• _REQUIREMENT_
Repeat, exactly and completely, the material that follows. Omit the pictures.

• _COLLECTED MATERIAL_

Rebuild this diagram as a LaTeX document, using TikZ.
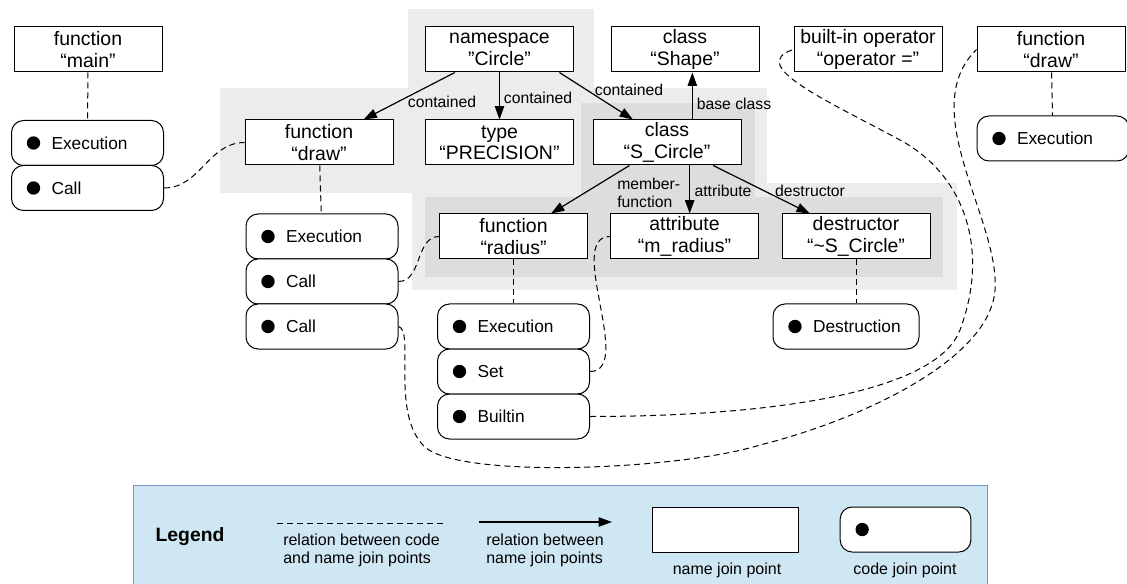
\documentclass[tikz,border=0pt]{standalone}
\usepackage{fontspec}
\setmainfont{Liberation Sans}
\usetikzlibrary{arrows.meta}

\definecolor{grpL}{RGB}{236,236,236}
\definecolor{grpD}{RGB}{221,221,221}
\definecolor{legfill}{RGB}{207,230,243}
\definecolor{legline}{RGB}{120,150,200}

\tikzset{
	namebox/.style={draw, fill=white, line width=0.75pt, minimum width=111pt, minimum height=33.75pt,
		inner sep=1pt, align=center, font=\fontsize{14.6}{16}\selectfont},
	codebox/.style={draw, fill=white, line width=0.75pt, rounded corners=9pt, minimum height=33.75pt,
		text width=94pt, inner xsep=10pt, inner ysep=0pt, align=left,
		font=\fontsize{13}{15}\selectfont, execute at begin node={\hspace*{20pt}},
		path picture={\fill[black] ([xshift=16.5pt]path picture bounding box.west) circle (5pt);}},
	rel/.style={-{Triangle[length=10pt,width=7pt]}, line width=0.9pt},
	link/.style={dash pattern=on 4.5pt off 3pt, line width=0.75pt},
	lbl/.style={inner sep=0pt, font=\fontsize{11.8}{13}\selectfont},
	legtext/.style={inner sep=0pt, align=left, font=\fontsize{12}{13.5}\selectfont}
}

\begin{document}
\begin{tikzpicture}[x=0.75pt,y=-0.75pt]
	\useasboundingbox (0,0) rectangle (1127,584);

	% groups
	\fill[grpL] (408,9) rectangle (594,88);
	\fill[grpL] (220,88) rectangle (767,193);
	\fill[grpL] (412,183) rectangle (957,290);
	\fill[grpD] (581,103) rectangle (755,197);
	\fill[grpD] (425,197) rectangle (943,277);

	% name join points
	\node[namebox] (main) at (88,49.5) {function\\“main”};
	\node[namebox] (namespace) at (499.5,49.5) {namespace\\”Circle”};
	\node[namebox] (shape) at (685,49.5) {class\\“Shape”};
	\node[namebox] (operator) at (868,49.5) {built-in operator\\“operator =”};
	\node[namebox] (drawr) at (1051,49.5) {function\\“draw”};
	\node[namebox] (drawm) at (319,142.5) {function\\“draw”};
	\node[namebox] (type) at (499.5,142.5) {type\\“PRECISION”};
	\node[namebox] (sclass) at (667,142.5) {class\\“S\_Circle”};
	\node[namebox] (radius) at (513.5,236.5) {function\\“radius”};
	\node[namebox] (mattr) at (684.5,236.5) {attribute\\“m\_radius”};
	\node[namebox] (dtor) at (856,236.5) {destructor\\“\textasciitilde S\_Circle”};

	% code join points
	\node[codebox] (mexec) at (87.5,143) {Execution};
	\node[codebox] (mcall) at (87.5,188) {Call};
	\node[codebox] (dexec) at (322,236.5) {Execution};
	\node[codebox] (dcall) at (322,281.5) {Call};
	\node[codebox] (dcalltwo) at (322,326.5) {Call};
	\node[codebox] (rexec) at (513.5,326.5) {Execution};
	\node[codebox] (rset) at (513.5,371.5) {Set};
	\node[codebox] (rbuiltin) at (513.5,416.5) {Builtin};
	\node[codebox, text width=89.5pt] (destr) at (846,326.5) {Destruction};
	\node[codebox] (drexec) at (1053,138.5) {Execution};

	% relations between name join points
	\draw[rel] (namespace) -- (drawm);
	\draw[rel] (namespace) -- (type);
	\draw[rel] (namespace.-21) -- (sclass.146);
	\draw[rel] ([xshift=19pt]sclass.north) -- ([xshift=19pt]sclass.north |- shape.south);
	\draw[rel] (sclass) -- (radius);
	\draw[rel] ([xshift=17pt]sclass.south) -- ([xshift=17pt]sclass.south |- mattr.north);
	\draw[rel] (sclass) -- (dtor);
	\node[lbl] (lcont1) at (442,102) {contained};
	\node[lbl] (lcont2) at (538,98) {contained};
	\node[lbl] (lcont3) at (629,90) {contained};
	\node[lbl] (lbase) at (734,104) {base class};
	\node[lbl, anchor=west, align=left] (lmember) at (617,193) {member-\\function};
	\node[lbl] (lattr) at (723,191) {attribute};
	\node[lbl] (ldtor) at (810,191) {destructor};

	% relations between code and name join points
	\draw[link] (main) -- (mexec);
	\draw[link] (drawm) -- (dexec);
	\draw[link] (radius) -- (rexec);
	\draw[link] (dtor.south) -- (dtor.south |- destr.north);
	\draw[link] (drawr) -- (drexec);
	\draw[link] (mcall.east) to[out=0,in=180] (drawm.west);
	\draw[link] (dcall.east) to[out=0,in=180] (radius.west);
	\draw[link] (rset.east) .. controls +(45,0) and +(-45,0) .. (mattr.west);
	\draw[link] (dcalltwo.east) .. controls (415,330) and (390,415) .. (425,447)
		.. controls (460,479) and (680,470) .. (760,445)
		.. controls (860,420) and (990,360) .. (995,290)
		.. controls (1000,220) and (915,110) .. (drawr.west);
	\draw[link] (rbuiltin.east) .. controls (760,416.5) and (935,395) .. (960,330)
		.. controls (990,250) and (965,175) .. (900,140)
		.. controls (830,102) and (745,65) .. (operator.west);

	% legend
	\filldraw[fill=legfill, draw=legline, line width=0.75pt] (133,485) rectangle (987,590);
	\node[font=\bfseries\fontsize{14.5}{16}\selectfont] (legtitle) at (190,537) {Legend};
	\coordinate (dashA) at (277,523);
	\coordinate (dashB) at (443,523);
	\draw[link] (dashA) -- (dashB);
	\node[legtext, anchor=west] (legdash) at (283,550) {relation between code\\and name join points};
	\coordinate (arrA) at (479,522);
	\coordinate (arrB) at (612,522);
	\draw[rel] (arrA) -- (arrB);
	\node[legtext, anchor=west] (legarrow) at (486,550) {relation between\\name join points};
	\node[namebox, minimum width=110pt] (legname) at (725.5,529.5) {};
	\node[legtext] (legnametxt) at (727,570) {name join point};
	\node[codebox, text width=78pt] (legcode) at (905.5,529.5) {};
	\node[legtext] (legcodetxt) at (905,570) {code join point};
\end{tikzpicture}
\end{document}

• _TASK ANSWER_
Rebuild this diagram as a LaTeX document, using TikZ.
\documentclass[tikz,border=0pt]{standalone}
\usepackage{fontspec}
\setmainfont{Liberation Sans}
\usetikzlibrary{arrows.meta}

\definecolor{grpL}{RGB}{236,236,236}
\definecolor{grpD}{RGB}{221,221,221}
\definecolor{legfill}{RGB}{207,230,243}
\definecolor{legline}{RGB}{120,150,200}

\tikzset{
	namebox/.style={draw, fill=white, line width=0.75pt, minimum width=111pt, minimum height=33.75pt,
		inner sep=1pt, align=center, font=\fontsize{14.6}{16}\selectfont},
	codebox/.style={draw, fill=white, line width=0.75pt, rounded corners=9pt, minimum height=33.75pt,
		text width=94pt, inner xsep=10pt, inner ysep=0pt, align=left,
		font=\fontsize{13}{15}\selectfont, execute at begin node={\hspace*{20pt}},
		path picture={\fill[black] ([xshift=16.5pt]path picture bounding box.west) circle (5pt);}},
	rel/.style={-{Triangle[length=10pt,width=7pt]}, line width=0.9pt},
	link/.style={dash pattern=on 4.5pt off 3pt, line width=0.75pt},
	lbl/.style={inner sep=0pt, font=\fontsize{11.8}{13}\selectfont},
	legtext/.style={inner sep=0pt, align=left, font=\fontsize{12}{13.5}\selectfont}
}

\begin{document}
\begin{tikzpicture}[x=0.75pt,y=-0.75pt]
	\useasboundingbox (0,0) rectangle (1127,584);

	% groups
	\fill[grpL] (408,9) rectangle (594,88);
	\fill[grpL] (220,88) rectangle (767,193);
	\fill[grpL] (412,183) rectangle (957,290);
	\fill[grpD] (581,103) rectangle (755,197);
	\fill[grpD] (425,197) rectangle (943,277);

	% name join points
	\node[namebox] (main) at (88,49.5) {function\\“main”};
	\node[namebox] (namespace) at (499.5,49.5) {namespace\\”Circle”};
	\node[namebox] (shape) at (685,49.5) {class\\“Shape”};
	\node[namebox] (operator) at (868,49.5) {built-in operator\\“operator =”};
	\node[namebox] (drawr) at (1051,49.5) {function\\“draw”};
	\node[namebox] (drawm) at (319,142.5) {function\\“draw”};
	\node[namebox] (type) at (499.5,142.5) {type\\“PRECISION”};
	\node[namebox] (sclass) at (667,142.5) {class\\“S\_Circle”};
	\node[namebox] (radius) at (513.5,236.5) {function\\“radius”};
	\node[namebox] (mattr) at (684.5,236.5) {attribute\\“m\_radius”};
	\node[namebox] (dtor) at (856,236.5) {destructor\\“\textasciitilde S\_Circle”};

	% code join points
	\node[codebox] (mexec) at (87.5,143) {Execution};
	\node[codebox] (mcall) at (87.5,188) {Call};
	\node[codebox] (dexec) at (322,236.5) {Execution};
	\node[codebox] (dcall) at (322,281.5) {Call};
	\node[codebox] (dcalltwo) at (322,326.5) {Call};
	\node[codebox] (rexec) at (513.5,326.5) {Execution};
	\node[codebox] (rset) at (513.5,371.5) {Set};
	\node[codebox] (rbuiltin) at (513.5,416.5) {Builtin};
	\node[codebox, text width=89.5pt] (destr) at (846,326.5) {Destruction};
	\node[codebox] (drexec) at (1053,138.5) {Execution};

	% relations between name join points
	\draw[rel] (namespace) -- (drawm);
	\draw[rel] (namespace) -- (type);
	\draw[rel] (namespace.-21) -- (sclass.146);
	\draw[rel] ([xshift=19pt]sclass.north) -- ([xshift=19pt]sclass.north |- shape.south);
	\draw[rel] (sclass) -- (radius);
	\draw[rel] ([xshift=17pt]sclass.south) -- ([xshift=17pt]sclass.south |- mattr.north);
	\draw[rel] (sclass) -- (dtor);
	\node[lbl] (lcont1) at (442,102) {contained};
	\node[lbl] (lcont2) at (538,98) {contained};
	\node[lbl] (lcont3) at (629,90) {contained};
	\node[lbl] (lbase) at (734,104) {base class};
	\node[lbl, anchor=west, align=left] (lmember) at (617,193) {member-\\function};
	\node[lbl] (lattr) at (723,191) {attribute};
	\node[lbl] (ldtor) at (810,191) {destructor};

	% relations between code and name join points
	\draw[link] (main) -- (mexec);
	\draw[link] (drawm) -- (dexec);
	\draw[link] (radius) -- (rexec);
	\draw[link] (dtor.south) -- (dtor.south |- destr.north);
	\draw[link] (drawr) -- (drexec);
	\draw[link] (mcall.east) to[out=0,in=180] (drawm.west);
	\draw[link] (dcall.east) to[out=0,in=180] (radius.west);
	\draw[link] (rset.east) .. controls +(45,0) and +(-45,0) .. (mattr.west);
	\draw[link] (dcalltwo.east) .. controls (415,330) and (390,415) .. (425,447)
		.. controls (460,479) and (680,470) .. (760,445)
		.. controls (860,420) and (990,360) .. (995,290)
		.. controls (1000,220) and (915,110) .. (drawr.west);
	\draw[link] (rbuiltin.east) .. controls (760,416.5) and (935,395) .. (960,330)
		.. controls (990,250) and (965,175) .. (900,140)
		.. controls (830,102) and (745,65) .. (operator.west);

	% legend
	\filldraw[fill=legfill, draw=legline, line width=0.75pt] (133,485) rectangle (987,590);
	\node[font=\bfseries\fontsize{14.5}{16}\selectfont] (legtitle) at (190,537) {Legend};
	\coordinate (dashA) at (277,523);
	\coordinate (dashB) at (443,523);
	\draw[link] (dashA) -- (dashB);
	\node[legtext, anchor=west] (legdash) at (283,550) {relation between code\\and name join points};
	\coordinate (arrA) at (479,522);
	\coordinate (arrB) at (612,522);
	\draw[rel] (arrA) -- (arrB);
	\node[legtext, anchor=west] (legarrow) at (486,550) {relation between\\name join points};
	\node[namebox, minimum width=110pt] (legname) at (725.5,529.5) {};
	\node[legtext] (legnametxt) at (727,570) {name join point};
	\node[codebox, text width=78pt] (legcode) at (905.5,529.5) {};
	\node[legtext] (legcodetxt) at (905,570) {code join point};
\end{tikzpicture}
\end{document}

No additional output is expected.